In fiscal years where the Controller, the Mayor's Budget Director, and the Budget Analyst anticipate the City's projected deficit will exceed $200 million (as adjusted each year), the City would not be required to increase the annual appropriation to the Fund to reflect increases in aggregate discretionary revenues. In those years, the City could also decide to appropriate a smaller amount of money to the Fund than the Charter would normally require. But even in those deficit years, the Charter would require the City to appropriate at least $35 million to the Fund.
At the end of a fiscal year, if DCYF has not committed all the money appropriated to the Fund, the Controller would deposit the remaining money in a special reserve account that the City could draw upon in future deficit years. The special reserve account could hold no more than $40 million at any time. When the special reserve account has $40 million, the Controller would return any additional uncommitted money at the end of the fiscal year to the General Fund.
In any year when the amount of excess ERAF money is either 50% less than in the preceding fiscal year or 50% less than in the fiscal year three years earlier, the City could reduce the total amount of money appropriated to the Fund. But the Charter would still require the City to appropriate at least $35 million to the Fund in those years. In those years, the City would appropriate money to the Fund from the special reserve account discussed above. If there is an insufficient amount in the special reserve account, the City would appropriate money from the City's Budget Stabilization Reserve account or other budgetary reserve accounts.

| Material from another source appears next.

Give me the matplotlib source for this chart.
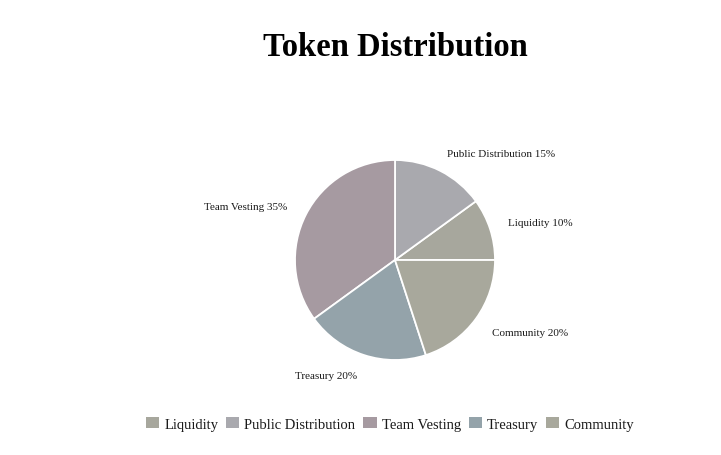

The Charter Amendment would also require the Board of Supervisors to pass an ordinance establishing a task force to provide advice to the Board and the Mayor regarding potential future sources of revenue for the Fund, including a potential special tax measure that would dedicate money to the programs supported by the Fund. If the voters approve a such a special tax in the future, then the City could reduce the amount of the Charter-required annual appropriations to the Fund accordingly.